This is where polystyrene fish boxes are given a new life

At Ragn-Sells’ Bergen branch, a Danish auger compactor makes sure that Norwegian fish boxes are recycled into new material to become part of the circular economy.

08 Sep 2020

- The fish boxes are made from a type of polystyrene called EPS, a plastic product that takes more than fifty years to break down, explains Tomas Nesse, operations manager at Ragn-Sells Bergen.

- If it ends up in the environment, the wind quickly scatters it out to sea. Products of this kind are often burned, but this machine allows them to be recycled, he ads. 

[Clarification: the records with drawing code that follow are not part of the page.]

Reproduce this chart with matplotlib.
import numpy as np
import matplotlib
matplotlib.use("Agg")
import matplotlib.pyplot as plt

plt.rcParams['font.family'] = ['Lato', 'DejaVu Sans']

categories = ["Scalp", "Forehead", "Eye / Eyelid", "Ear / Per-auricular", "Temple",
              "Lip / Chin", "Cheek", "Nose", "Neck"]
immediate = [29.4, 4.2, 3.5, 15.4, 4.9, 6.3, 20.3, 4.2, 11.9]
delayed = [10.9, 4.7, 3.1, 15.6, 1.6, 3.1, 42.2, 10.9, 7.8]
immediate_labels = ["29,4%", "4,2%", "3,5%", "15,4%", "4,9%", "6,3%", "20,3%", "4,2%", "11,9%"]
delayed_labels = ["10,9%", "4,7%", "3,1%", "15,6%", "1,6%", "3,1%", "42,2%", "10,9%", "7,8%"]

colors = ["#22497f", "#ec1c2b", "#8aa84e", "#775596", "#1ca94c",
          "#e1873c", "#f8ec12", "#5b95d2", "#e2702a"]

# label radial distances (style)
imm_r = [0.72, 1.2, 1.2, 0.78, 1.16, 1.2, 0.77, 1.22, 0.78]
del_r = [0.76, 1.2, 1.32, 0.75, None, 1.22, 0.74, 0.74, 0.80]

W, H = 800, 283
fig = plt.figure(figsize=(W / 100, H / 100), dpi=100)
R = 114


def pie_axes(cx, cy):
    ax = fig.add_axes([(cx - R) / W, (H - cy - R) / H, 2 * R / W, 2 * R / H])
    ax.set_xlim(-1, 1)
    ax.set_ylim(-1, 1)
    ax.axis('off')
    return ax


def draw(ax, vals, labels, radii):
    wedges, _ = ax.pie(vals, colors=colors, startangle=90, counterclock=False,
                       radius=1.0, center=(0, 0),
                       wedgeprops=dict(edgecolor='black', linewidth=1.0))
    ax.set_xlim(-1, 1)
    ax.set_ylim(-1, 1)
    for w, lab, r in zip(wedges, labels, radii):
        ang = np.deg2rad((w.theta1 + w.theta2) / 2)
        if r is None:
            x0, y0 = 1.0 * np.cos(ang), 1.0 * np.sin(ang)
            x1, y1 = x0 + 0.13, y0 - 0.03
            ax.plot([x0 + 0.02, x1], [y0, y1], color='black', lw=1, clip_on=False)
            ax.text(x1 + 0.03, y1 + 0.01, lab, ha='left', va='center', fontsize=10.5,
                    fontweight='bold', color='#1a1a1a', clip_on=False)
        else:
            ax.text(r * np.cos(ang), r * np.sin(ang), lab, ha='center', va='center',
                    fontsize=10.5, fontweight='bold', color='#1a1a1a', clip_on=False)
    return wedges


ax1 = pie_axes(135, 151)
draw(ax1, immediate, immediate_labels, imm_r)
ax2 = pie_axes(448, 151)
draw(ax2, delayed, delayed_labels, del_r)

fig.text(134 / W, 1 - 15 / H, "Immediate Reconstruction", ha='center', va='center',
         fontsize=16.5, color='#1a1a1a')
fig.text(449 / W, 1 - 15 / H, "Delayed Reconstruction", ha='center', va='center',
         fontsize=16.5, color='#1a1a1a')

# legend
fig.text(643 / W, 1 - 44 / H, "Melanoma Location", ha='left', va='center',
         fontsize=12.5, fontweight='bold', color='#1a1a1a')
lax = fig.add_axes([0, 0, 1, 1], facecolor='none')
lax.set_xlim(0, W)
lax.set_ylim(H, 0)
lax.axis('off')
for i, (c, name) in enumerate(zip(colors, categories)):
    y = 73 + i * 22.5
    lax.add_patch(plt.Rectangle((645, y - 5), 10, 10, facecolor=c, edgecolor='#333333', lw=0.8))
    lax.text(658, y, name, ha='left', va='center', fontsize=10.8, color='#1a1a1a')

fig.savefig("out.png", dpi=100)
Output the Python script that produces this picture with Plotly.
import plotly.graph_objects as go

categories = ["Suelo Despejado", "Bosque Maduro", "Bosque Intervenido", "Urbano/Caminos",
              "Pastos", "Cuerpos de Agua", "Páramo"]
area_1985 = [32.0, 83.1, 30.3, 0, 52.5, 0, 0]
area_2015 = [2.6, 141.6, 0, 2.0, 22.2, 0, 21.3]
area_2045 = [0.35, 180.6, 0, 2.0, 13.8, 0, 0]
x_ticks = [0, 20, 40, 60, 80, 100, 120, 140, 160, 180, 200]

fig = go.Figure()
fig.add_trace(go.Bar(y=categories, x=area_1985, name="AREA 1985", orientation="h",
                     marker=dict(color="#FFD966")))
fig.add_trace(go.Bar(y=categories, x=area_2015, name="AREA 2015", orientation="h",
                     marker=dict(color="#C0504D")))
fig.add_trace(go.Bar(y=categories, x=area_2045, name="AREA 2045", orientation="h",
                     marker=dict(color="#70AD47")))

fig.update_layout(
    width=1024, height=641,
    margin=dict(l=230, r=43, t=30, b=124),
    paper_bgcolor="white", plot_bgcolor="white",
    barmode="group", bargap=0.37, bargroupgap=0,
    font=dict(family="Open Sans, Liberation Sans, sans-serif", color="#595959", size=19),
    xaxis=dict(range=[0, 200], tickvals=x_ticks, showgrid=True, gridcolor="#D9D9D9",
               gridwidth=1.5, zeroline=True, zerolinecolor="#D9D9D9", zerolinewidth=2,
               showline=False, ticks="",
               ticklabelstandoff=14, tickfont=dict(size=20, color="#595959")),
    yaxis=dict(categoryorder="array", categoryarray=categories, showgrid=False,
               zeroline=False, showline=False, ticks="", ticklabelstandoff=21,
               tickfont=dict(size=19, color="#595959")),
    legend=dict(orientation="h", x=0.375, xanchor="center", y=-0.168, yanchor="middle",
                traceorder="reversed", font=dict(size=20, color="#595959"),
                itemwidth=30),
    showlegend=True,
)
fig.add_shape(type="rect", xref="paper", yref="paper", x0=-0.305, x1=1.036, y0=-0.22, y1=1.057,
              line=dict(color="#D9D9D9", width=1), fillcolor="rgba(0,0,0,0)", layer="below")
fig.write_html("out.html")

The machine he is talking about is a Danish-made machine called the Runi auger compactor. Since May 2018 it has been recycling fish boxes at the Rådal refuse centre just south of Bergen.

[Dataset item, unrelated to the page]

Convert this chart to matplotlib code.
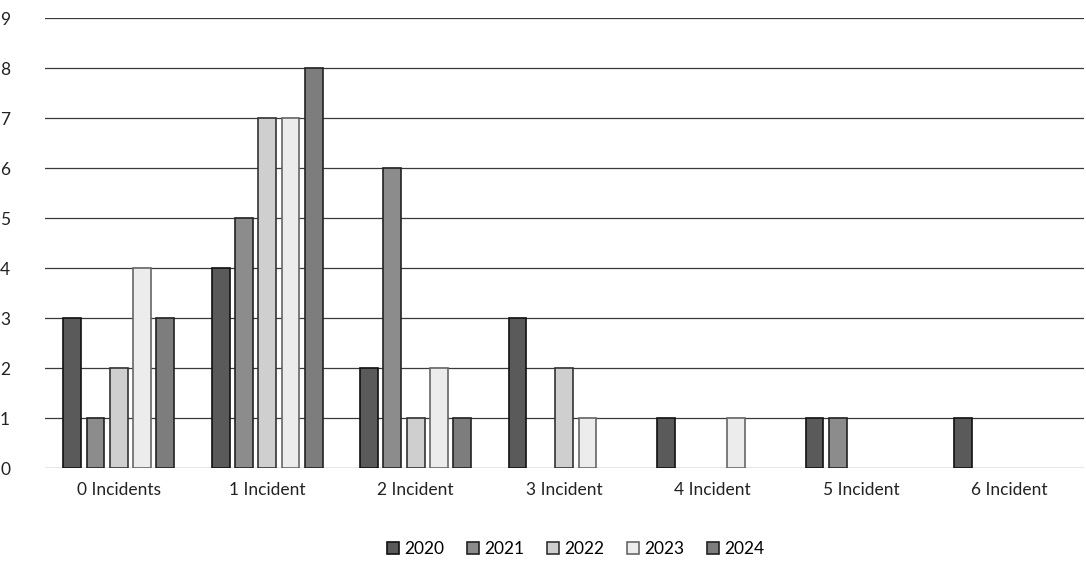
import numpy as np
import matplotlib
matplotlib.use("Agg")
import matplotlib.pyplot as plt

categories = ["0 Incidents", "1 Incident", "2 Incident", "3 Incident",
              "4 Incident", "5 Incident", "6 Incident"]
years = ["2020", "2021", "2022", "2023", "2024"]
v2020 = [3, 4, 2, 3, 1, 1, 1]
v2021 = [1, 5, 6, 0, 0, 1, 0]
v2022 = [2, 7, 1, 2, 0, 0, 0]
v2023 = [4, 7, 2, 1, 1, 0, 0]
v2024 = [3, 8, 1, 0, 0, 0, 0]
series = [v2020, v2021, v2022, v2023, v2024]

fills = ["#5a5a5a", "#8c8c8c", "#cfcfcf", "#ececec", "#7d7d7d"]
edges = ["#111111", "#222222", "#333333", "#666666", "#222222"]

plt.rcParams["font.family"] = ["Lato", "DejaVu Sans"]
fig = plt.figure(figsize=(10.86, 5.66), dpi=100)
ax = fig.add_axes([0.041, 0.173, 0.957, 0.795])

x = np.arange(len(categories))
step = 0.157
width = 0.12
for i, (vals, yr) in enumerate(zip(series, years)):
    # zero-height bars are not drawn at all (no outline on the baseline)
    h = np.array(vals, dtype=float)
    h[h == 0] = np.nan
    ax.bar(x + (i - 2) * step, h, width, color=fills[i], edgecolor=edges[i],
           linewidth=1.2, label=yr, zorder=3)

ax.set_xlim(-0.5, 6.5)
ax.set_ylim(0, 9)
ax.set_yticks(range(10))
ax.yaxis.grid(True, color="#3a3a3a", lw=0.9, zorder=0)
ax.set_xticks(x)
ax.set_xticklabels(categories)
ax.tick_params(axis="both", length=0, labelsize=12.5, colors="#222222")
ax.tick_params(axis="x", pad=10)
ax.tick_params(axis="y", pad=32)
for lab in ax.get_yticklabels():
    lab.set_horizontalalignment("left")
for s in ax.spines.values():
    s.set_visible(False)

fig.legend(loc="lower center", bbox_to_anchor=(0.53, -0.012), ncol=5, frameon=False,
           fontsize=12.5, handlelength=0.7, handleheight=0.7, handletextpad=0.3,
           columnspacing=1.3)
fig.savefig("out.png", dpi=100)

The Runi auger compactor is designed with a feed hopper that is specially developed for manual feeding of fish boxes. It is able to compact about 110 fish boxes with lids every hour.

Melted into cubes

- The process involves the fish boxes first being ground up and blasted into a silo. From there, the polystyrene is fed into an auger, which compacts the polystyrene. It is then melted down into small cubes that are loaded onto pallets for sale, explains Tomas Nesse.

An average fish box weighs about 600 grams, which means there are about 1,666 boxes per tonne.

- Once we have from 15 to 20 tonnes of compressed polystyrene, we despatch it. 15 tonnes works out at just under 25,000 fish boxes. And for those of you who like arithmetic – and who wonder whether we produce a lot of fish in Norway; So far this year we have sent off 103 tonnes of compressed polystyrene, says Tomas Nesse.

A better environment – and more jobs

The alternative to recycling polystyrene is to incinerate it – and then manufacture new polystyrene. Tomas Nesse explains that the environmental gain from using the auger compactor is considerable:

- Polystyrene has a low weight and a large volume. Milling it and compacting it into cubes means that a much larger tonnage can be loaded onto trucks, which again helps the environment. Our polystyrene is turned into new materials and enters the circular economy. In addition it generates more jobs here, and our employees know how to use the machine in order to get the best possible product, says the operations manager in conclusion.

EPS (Expanded polystyrene) is 98 percent air and two percent polyester, and it is a robust and light material.